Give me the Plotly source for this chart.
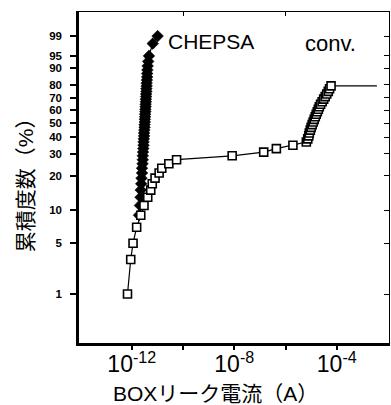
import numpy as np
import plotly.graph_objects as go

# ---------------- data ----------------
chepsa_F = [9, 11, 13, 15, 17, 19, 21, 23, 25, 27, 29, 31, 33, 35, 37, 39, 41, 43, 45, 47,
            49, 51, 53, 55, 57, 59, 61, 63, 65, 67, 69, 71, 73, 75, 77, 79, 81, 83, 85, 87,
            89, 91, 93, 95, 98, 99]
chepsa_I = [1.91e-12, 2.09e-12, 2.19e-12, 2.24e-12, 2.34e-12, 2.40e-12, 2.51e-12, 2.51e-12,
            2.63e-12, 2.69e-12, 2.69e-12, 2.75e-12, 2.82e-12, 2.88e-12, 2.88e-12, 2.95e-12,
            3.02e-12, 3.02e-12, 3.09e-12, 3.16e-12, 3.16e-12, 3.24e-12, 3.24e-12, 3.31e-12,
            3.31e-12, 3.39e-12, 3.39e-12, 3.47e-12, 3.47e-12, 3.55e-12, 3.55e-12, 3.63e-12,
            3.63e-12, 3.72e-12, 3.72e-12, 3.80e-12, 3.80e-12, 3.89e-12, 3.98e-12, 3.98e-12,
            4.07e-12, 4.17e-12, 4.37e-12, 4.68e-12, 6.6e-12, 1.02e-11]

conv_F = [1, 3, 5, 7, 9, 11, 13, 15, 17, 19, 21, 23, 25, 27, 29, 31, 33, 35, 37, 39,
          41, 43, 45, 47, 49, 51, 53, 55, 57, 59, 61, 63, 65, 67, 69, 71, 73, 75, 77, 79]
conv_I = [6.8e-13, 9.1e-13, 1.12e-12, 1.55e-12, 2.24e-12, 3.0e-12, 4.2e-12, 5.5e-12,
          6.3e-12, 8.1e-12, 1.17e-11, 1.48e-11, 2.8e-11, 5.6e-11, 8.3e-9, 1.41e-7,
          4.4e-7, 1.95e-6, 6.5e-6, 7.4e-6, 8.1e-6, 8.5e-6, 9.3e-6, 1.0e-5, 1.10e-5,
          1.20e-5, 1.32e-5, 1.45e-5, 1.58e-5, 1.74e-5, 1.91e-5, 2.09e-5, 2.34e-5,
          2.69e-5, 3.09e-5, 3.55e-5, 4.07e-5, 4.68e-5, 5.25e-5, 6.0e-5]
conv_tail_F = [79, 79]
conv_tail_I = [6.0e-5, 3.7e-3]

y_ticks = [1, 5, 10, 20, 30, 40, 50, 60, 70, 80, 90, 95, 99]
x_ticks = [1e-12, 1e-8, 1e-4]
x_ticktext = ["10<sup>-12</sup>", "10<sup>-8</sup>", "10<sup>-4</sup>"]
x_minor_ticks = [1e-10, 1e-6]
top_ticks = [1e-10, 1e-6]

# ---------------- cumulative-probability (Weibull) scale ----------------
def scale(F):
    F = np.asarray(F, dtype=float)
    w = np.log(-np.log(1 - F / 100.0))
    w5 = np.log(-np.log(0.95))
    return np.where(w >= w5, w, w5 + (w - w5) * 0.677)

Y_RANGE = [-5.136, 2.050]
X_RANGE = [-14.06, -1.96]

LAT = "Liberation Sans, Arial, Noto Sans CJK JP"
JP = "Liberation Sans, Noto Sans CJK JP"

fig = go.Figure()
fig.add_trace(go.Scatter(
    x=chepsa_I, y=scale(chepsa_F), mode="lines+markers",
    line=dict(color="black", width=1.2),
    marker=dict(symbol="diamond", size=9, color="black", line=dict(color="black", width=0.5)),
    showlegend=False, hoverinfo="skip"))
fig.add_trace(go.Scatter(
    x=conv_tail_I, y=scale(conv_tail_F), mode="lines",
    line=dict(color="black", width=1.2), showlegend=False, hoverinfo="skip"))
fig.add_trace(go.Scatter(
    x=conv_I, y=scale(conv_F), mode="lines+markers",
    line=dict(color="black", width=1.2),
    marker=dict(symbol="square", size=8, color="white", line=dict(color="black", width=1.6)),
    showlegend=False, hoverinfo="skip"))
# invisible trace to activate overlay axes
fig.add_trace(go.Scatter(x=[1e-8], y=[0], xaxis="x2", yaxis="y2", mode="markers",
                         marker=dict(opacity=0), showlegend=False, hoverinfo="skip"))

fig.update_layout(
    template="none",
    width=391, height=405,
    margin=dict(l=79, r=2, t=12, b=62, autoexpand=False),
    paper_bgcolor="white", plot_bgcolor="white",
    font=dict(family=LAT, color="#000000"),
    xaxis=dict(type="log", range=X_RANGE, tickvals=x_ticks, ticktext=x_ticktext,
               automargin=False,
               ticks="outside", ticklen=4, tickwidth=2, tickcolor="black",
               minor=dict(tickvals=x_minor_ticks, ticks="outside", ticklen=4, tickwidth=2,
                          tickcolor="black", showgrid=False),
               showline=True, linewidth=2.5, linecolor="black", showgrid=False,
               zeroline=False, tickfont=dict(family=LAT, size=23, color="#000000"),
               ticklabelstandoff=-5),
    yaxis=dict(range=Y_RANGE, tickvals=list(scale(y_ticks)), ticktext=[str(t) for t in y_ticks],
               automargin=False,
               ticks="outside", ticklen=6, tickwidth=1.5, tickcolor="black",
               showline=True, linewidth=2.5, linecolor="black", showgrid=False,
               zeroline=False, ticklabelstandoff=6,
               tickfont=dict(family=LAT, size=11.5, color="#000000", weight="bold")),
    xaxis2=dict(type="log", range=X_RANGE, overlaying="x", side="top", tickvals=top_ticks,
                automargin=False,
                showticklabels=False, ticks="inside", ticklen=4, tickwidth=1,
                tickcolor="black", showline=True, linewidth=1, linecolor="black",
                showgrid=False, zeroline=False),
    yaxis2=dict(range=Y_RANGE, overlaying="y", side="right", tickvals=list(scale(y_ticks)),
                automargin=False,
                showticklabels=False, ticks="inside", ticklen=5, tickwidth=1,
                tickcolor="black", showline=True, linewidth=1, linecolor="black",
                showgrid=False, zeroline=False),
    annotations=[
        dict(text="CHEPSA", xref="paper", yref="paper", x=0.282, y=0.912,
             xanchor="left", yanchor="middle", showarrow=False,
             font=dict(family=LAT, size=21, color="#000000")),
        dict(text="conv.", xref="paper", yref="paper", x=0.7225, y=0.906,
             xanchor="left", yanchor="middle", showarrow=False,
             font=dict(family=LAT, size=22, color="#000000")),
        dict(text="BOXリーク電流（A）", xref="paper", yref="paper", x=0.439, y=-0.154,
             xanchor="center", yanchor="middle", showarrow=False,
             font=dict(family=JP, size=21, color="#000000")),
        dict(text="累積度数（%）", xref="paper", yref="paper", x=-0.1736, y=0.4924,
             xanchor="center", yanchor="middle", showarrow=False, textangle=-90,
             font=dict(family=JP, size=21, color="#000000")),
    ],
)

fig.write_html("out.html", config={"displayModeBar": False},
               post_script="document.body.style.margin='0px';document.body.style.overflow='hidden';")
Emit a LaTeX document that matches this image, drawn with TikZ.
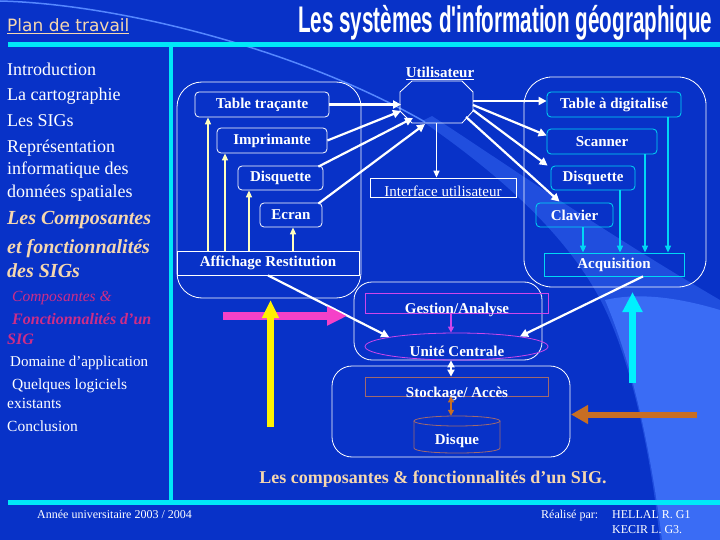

■ ■ ■ ■ ■

Repeat only what runs from the first line of the records above to the line with "conv_tail_I = [6.0e-5, 3.7e-3]", both included, word for word, minus the pictures.

_Response below_.
Give me the Plotly source for this chart.
import numpy as np
import plotly.graph_objects as go

# ---------------- data ----------------
chepsa_F = [9, 11, 13, 15, 17, 19, 21, 23, 25, 27, 29, 31, 33, 35, 37, 39, 41, 43, 45, 47,
            49, 51, 53, 55, 57, 59, 61, 63, 65, 67, 69, 71, 73, 75, 77, 79, 81, 83, 85, 87,
            89, 91, 93, 95, 98, 99]
chepsa_I = [1.91e-12, 2.09e-12, 2.19e-12, 2.24e-12, 2.34e-12, 2.40e-12, 2.51e-12, 2.51e-12,
            2.63e-12, 2.69e-12, 2.69e-12, 2.75e-12, 2.82e-12, 2.88e-12, 2.88e-12, 2.95e-12,
            3.02e-12, 3.02e-12, 3.09e-12, 3.16e-12, 3.16e-12, 3.24e-12, 3.24e-12, 3.31e-12,
            3.31e-12, 3.39e-12, 3.39e-12, 3.47e-12, 3.47e-12, 3.55e-12, 3.55e-12, 3.63e-12,
            3.63e-12, 3.72e-12, 3.72e-12, 3.80e-12, 3.80e-12, 3.89e-12, 3.98e-12, 3.98e-12,
            4.07e-12, 4.17e-12, 4.37e-12, 4.68e-12, 6.6e-12, 1.02e-11]

conv_F = [1, 3, 5, 7, 9, 11, 13, 15, 17, 19, 21, 23, 25, 27, 29, 31, 33, 35, 37, 39,
          41, 43, 45, 47, 49, 51, 53, 55, 57, 59, 61, 63, 65, 67, 69, 71, 73, 75, 77, 79]
conv_I = [6.8e-13, 9.1e-13, 1.12e-12, 1.55e-12, 2.24e-12, 3.0e-12, 4.2e-12, 5.5e-12,
          6.3e-12, 8.1e-12, 1.17e-11, 1.48e-11, 2.8e-11, 5.6e-11, 8.3e-9, 1.41e-7,
          4.4e-7, 1.95e-6, 6.5e-6, 7.4e-6, 8.1e-6, 8.5e-6, 9.3e-6, 1.0e-5, 1.10e-5,
          1.20e-5, 1.32e-5, 1.45e-5, 1.58e-5, 1.74e-5, 1.91e-5, 2.09e-5, 2.34e-5,
          2.69e-5, 3.09e-5, 3.55e-5, 4.07e-5, 4.68e-5, 5.25e-5, 6.0e-5]
conv_tail_F = [79, 79]
conv_tail_I = [6.0e-5, 3.7e-3]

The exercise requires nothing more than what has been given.